With the images removed, repeat the data below exactly.

• [Data extract]
------------------------------------------------------------

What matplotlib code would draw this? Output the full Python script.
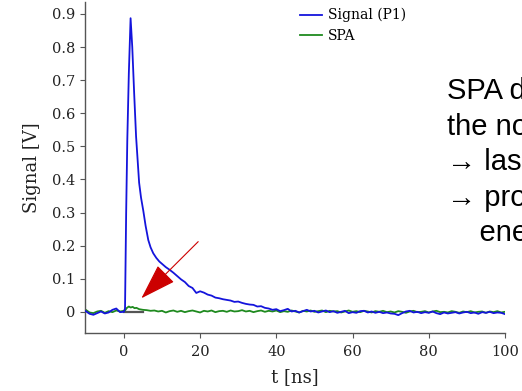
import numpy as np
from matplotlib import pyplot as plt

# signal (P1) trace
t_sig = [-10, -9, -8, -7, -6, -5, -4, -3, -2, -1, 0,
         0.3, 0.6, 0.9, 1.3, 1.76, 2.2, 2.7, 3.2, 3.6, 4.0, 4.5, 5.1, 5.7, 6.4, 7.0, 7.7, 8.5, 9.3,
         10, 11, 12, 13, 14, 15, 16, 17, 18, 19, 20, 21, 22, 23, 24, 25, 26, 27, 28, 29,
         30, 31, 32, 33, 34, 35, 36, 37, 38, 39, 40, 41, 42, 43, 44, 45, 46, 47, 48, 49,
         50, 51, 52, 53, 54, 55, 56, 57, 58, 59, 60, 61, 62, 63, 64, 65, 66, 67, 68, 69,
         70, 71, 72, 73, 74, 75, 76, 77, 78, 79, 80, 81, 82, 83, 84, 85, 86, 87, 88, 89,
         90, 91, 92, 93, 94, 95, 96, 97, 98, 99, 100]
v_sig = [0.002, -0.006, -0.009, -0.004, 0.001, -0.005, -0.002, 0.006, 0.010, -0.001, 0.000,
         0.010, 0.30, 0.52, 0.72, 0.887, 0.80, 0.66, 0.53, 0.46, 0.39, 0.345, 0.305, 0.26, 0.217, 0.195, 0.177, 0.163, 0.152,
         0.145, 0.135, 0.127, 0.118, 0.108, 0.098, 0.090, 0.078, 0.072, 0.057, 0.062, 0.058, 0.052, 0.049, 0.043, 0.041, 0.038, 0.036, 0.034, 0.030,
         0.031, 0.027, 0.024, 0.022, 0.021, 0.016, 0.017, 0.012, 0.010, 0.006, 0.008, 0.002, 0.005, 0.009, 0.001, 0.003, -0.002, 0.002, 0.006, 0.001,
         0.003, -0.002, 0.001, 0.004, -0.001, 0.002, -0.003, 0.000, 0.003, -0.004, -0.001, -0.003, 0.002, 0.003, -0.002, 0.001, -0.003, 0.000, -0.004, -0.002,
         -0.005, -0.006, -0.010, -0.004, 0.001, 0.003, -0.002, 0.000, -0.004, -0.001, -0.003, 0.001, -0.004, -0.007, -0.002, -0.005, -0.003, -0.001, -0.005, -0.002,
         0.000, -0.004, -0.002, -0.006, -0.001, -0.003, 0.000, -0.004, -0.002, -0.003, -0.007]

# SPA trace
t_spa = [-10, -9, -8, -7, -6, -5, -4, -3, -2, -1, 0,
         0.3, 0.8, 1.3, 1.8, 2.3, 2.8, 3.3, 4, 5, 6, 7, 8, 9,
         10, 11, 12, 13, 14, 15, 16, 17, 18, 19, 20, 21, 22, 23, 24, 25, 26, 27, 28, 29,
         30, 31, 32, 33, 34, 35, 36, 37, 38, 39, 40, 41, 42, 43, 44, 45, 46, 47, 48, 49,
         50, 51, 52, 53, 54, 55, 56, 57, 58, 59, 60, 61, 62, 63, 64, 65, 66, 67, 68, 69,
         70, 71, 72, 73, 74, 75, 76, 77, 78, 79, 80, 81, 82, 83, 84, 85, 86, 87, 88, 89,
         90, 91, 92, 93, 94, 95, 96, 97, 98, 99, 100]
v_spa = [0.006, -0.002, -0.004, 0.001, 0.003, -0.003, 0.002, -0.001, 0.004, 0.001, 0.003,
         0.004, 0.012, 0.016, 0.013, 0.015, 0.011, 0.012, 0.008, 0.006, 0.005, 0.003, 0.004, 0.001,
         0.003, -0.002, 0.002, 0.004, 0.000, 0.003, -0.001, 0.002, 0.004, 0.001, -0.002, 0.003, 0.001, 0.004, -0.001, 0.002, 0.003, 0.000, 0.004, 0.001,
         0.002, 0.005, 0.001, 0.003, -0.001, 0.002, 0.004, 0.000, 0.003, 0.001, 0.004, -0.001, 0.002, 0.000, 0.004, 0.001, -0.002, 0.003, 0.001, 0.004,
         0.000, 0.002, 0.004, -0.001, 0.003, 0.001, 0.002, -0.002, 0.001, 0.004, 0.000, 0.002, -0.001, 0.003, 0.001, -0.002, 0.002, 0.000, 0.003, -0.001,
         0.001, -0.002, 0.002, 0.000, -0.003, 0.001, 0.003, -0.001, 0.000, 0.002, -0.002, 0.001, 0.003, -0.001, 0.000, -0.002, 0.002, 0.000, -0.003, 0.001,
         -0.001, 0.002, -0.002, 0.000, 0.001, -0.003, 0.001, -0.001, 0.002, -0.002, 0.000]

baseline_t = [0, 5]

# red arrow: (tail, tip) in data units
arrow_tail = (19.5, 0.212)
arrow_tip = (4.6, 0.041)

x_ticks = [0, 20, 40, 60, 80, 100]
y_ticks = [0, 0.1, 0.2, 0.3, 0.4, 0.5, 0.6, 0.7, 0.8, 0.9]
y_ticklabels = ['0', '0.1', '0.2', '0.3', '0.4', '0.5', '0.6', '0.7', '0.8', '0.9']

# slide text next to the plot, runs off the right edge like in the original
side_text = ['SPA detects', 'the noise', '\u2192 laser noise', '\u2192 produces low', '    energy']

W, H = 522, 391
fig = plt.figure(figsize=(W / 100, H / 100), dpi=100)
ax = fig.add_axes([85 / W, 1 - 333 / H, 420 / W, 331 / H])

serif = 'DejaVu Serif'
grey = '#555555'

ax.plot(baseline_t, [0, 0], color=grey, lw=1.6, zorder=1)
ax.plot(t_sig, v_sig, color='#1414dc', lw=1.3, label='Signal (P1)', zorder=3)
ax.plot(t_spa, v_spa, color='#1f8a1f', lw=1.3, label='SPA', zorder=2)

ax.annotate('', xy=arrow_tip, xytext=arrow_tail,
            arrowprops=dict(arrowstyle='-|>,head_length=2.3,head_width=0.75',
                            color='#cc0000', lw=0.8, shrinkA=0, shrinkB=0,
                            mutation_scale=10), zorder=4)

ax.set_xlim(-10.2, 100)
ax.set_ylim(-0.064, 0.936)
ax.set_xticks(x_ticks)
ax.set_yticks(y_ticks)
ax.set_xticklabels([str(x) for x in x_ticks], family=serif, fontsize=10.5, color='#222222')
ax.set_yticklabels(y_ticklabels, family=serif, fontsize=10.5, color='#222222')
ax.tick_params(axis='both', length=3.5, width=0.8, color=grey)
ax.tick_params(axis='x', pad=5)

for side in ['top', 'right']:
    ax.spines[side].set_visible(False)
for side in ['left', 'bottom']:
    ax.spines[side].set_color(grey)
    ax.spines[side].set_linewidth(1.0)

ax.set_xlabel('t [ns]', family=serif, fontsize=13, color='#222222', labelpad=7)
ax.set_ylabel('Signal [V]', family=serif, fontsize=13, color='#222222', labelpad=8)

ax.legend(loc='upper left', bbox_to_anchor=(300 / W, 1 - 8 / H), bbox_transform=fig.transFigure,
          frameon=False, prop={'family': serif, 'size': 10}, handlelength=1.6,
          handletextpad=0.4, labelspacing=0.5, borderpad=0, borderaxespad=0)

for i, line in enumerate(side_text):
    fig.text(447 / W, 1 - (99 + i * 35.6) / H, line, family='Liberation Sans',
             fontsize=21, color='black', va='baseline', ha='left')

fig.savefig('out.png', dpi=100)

------------------------------------------------------------

• [Written answer]
What matplotlib code would draw this? Output the full Python script.
import numpy as np
from matplotlib import pyplot as plt

# signal (P1) trace
t_sig = [-10, -9, -8, -7, -6, -5, -4, -3, -2, -1, 0,
         0.3, 0.6, 0.9, 1.3, 1.76, 2.2, 2.7, 3.2, 3.6, 4.0, 4.5, 5.1, 5.7, 6.4, 7.0, 7.7, 8.5, 9.3,
         10, 11, 12, 13, 14, 15, 16, 17, 18, 19, 20, 21, 22, 23, 24, 25, 26, 27, 28, 29,
         30, 31, 32, 33, 34, 35, 36, 37, 38, 39, 40, 41, 42, 43, 44, 45, 46, 47, 48, 49,
         50, 51, 52, 53, 54, 55, 56, 57, 58, 59, 60, 61, 62, 63, 64, 65, 66, 67, 68, 69,
         70, 71, 72, 73, 74, 75, 76, 77, 78, 79, 80, 81, 82, 83, 84, 85, 86, 87, 88, 89,
         90, 91, 92, 93, 94, 95, 96, 97, 98, 99, 100]
v_sig = [0.002, -0.006, -0.009, -0.004, 0.001, -0.005, -0.002, 0.006, 0.010, -0.001, 0.000,
         0.010, 0.30, 0.52, 0.72, 0.887, 0.80, 0.66, 0.53, 0.46, 0.39, 0.345, 0.305, 0.26, 0.217, 0.195, 0.177, 0.163, 0.152,
         0.145, 0.135, 0.127, 0.118, 0.108, 0.098, 0.090, 0.078, 0.072, 0.057, 0.062, 0.058, 0.052, 0.049, 0.043, 0.041, 0.038, 0.036, 0.034, 0.030,
         0.031, 0.027, 0.024, 0.022, 0.021, 0.016, 0.017, 0.012, 0.010, 0.006, 0.008, 0.002, 0.005, 0.009, 0.001, 0.003, -0.002, 0.002, 0.006, 0.001,
         0.003, -0.002, 0.001, 0.004, -0.001, 0.002, -0.003, 0.000, 0.003, -0.004, -0.001, -0.003, 0.002, 0.003, -0.002, 0.001, -0.003, 0.000, -0.004, -0.002,
         -0.005, -0.006, -0.010, -0.004, 0.001, 0.003, -0.002, 0.000, -0.004, -0.001, -0.003, 0.001, -0.004, -0.007, -0.002, -0.005, -0.003, -0.001, -0.005, -0.002,
         0.000, -0.004, -0.002, -0.006, -0.001, -0.003, 0.000, -0.004, -0.002, -0.003, -0.007]

# SPA trace
t_spa = [-10, -9, -8, -7, -6, -5, -4, -3, -2, -1, 0,
         0.3, 0.8, 1.3, 1.8, 2.3, 2.8, 3.3, 4, 5, 6, 7, 8, 9,
         10, 11, 12, 13, 14, 15, 16, 17, 18, 19, 20, 21, 22, 23, 24, 25, 26, 27, 28, 29,
         30, 31, 32, 33, 34, 35, 36, 37, 38, 39, 40, 41, 42, 43, 44, 45, 46, 47, 48, 49,
         50, 51, 52, 53, 54, 55, 56, 57, 58, 59, 60, 61, 62, 63, 64, 65, 66, 67, 68, 69,
         70, 71, 72, 73, 74, 75, 76, 77, 78, 79, 80, 81, 82, 83, 84, 85, 86, 87, 88, 89,
         90, 91, 92, 93, 94, 95, 96, 97, 98, 99, 100]
v_spa = [0.006, -0.002, -0.004, 0.001, 0.003, -0.003, 0.002, -0.001, 0.004, 0.001, 0.003,
         0.004, 0.012, 0.016, 0.013, 0.015, 0.011, 0.012, 0.008, 0.006, 0.005, 0.003, 0.004, 0.001,
         0.003, -0.002, 0.002, 0.004, 0.000, 0.003, -0.001, 0.002, 0.004, 0.001, -0.002, 0.003, 0.001, 0.004, -0.001, 0.002, 0.003, 0.000, 0.004, 0.001,
         0.002, 0.005, 0.001, 0.003, -0.001, 0.002, 0.004, 0.000, 0.003, 0.001, 0.004, -0.001, 0.002, 0.000, 0.004, 0.001, -0.002, 0.003, 0.001, 0.004,
         0.000, 0.002, 0.004, -0.001, 0.003, 0.001, 0.002, -0.002, 0.001, 0.004, 0.000, 0.002, -0.001, 0.003, 0.001, -0.002, 0.002, 0.000, 0.003, -0.001,
         0.001, -0.002, 0.002, 0.000, -0.003, 0.001, 0.003, -0.001, 0.000, 0.002, -0.002, 0.001, 0.003, -0.001, 0.000, -0.002, 0.002, 0.000, -0.003, 0.001,
         -0.001, 0.002, -0.002, 0.000, 0.001, -0.003, 0.001, -0.001, 0.002, -0.002, 0.000]

baseline_t = [0, 5]

# red arrow: (tail, tip) in data units
arrow_tail = (19.5, 0.212)
arrow_tip = (4.6, 0.041)

x_ticks = [0, 20, 40, 60, 80, 100]
y_ticks = [0, 0.1, 0.2, 0.3, 0.4, 0.5, 0.6, 0.7, 0.8, 0.9]
y_ticklabels = ['0', '0.1', '0.2', '0.3', '0.4', '0.5', '0.6', '0.7', '0.8', '0.9']

# slide text next to the plot, runs off the right edge like in the original
side_text = ['SPA detects', 'the noise', '\u2192 laser noise', '\u2192 produces low', '    energy']

W, H = 522, 391
fig = plt.figure(figsize=(W / 100, H / 100), dpi=100)
ax = fig.add_axes([85 / W, 1 - 333 / H, 420 / W, 331 / H])

serif = 'DejaVu Serif'
grey = '#555555'

ax.plot(baseline_t, [0, 0], color=grey, lw=1.6, zorder=1)
ax.plot(t_sig, v_sig, color='#1414dc', lw=1.3, label='Signal (P1)', zorder=3)
ax.plot(t_spa, v_spa, color='#1f8a1f', lw=1.3, label='SPA', zorder=2)

ax.annotate('', xy=arrow_tip, xytext=arrow_tail,
            arrowprops=dict(arrowstyle='-|>,head_length=2.3,head_width=0.75',
                            color='#cc0000', lw=0.8, shrinkA=0, shrinkB=0,
                            mutation_scale=10), zorder=4)

ax.set_xlim(-10.2, 100)
ax.set_ylim(-0.064, 0.936)
ax.set_xticks(x_ticks)
ax.set_yticks(y_ticks)
ax.set_xticklabels([str(x) for x in x_ticks], family=serif, fontsize=10.5, color='#222222')
ax.set_yticklabels(y_ticklabels, family=serif, fontsize=10.5, color='#222222')
ax.tick_params(axis='both', length=3.5, width=0.8, color=grey)
ax.tick_params(axis='x', pad=5)

for side in ['top', 'right']:
    ax.spines[side].set_visible(False)
for side in ['left', 'bottom']:
    ax.spines[side].set_color(grey)
    ax.spines[side].set_linewidth(1.0)

ax.set_xlabel('t [ns]', family=serif, fontsize=13, color='#222222', labelpad=7)
ax.set_ylabel('Signal [V]', family=serif, fontsize=13, color='#222222', labelpad=8)

ax.legend(loc='upper left', bbox_to_anchor=(300 / W, 1 - 8 / H), bbox_transform=fig.transFigure,
          frameon=False, prop={'family': serif, 'size': 10}, handlelength=1.6,
          handletextpad=0.4, labelspacing=0.5, borderpad=0, borderaxespad=0)

for i, line in enumerate(side_text):
    fig.text(447 / W, 1 - (99 + i * 35.6) / H, line, family='Liberation Sans',
             fontsize=21, color='black', va='baseline', ha='left')

fig.savefig('out.png', dpi=100)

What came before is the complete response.